One tree down

There's a One Tree challenge going on, recording changes through the year and so on.
I did this for a while on another website, focusing on a giant sycamore not far from where I live. You can see it at different seasons here.
Last September I went to pay it a visit and found it fallen (blipped here)
Today I went back for the first since then. The tree has been sawn into large sections and dragged down into the field, perhaps to be sold, or turned into firewood. Most of the timber is in perfect conditon but the heartwood contained some small blemishes which my eye for a pareidolia saw as a sad face.

I'd like to think that some of the wood will be used to make something. Sycamore wood was traditionally crafted into clogs, toys and utensils, being pale in colour (easily dyed) and resin-free. It was often used for the wooden love spoons that young men in Wales carved for their sweethearts, the more elaborate the work the more ardent was their affection was considered to be. Popular girls might collect several.

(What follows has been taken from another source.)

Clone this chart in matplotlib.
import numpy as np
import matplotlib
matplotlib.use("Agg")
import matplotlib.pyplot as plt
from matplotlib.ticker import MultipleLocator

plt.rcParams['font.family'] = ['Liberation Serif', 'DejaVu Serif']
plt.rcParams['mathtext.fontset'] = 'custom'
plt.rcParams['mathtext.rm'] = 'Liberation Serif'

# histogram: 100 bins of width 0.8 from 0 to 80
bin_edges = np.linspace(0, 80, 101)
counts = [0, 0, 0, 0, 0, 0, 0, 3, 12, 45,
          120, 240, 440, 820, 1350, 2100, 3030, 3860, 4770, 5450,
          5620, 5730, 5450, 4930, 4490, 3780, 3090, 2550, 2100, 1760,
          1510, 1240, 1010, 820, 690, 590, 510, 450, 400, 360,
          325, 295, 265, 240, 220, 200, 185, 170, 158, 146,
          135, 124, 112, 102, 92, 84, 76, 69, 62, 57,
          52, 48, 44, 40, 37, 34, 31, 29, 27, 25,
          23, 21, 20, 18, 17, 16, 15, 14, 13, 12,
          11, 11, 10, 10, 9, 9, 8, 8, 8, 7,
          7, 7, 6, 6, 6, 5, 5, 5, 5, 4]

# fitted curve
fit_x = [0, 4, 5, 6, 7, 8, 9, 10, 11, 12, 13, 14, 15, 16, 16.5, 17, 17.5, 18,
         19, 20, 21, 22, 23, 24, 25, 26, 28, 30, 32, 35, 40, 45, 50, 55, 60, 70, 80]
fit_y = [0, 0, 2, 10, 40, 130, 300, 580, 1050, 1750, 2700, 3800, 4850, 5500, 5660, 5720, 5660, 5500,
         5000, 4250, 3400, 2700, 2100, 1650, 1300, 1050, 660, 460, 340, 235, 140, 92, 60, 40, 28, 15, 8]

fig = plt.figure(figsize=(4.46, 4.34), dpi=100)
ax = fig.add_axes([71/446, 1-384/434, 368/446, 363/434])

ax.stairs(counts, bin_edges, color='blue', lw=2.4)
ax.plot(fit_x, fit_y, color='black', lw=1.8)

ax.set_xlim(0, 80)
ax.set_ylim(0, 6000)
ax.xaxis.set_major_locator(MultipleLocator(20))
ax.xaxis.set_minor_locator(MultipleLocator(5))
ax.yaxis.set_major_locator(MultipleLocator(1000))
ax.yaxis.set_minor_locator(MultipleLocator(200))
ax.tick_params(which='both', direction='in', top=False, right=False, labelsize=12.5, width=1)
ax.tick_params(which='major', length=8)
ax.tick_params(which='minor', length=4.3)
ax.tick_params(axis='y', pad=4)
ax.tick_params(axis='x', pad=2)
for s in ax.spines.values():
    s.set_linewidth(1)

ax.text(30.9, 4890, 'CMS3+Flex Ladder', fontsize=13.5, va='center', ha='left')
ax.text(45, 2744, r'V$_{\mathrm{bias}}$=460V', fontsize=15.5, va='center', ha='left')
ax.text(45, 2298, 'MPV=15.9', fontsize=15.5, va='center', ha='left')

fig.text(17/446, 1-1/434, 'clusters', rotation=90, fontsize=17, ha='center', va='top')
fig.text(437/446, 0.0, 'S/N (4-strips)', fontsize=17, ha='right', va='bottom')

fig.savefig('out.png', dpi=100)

More practical, if less romantic, are the spoons carved by one Barnaby Carder who makes a living out of producing them by hand. He started whittling them on the streets and attracted so much interest that he has set himself up with a shopfront in east London. Each spoon he makes is unique. He uses redundant sycamore from a local cemetery (Tower Hamlets) that is managed as a conservation area. He's a lovely man who has given over his life to working with wood - do have a look at the short clip I've linked to if you have time.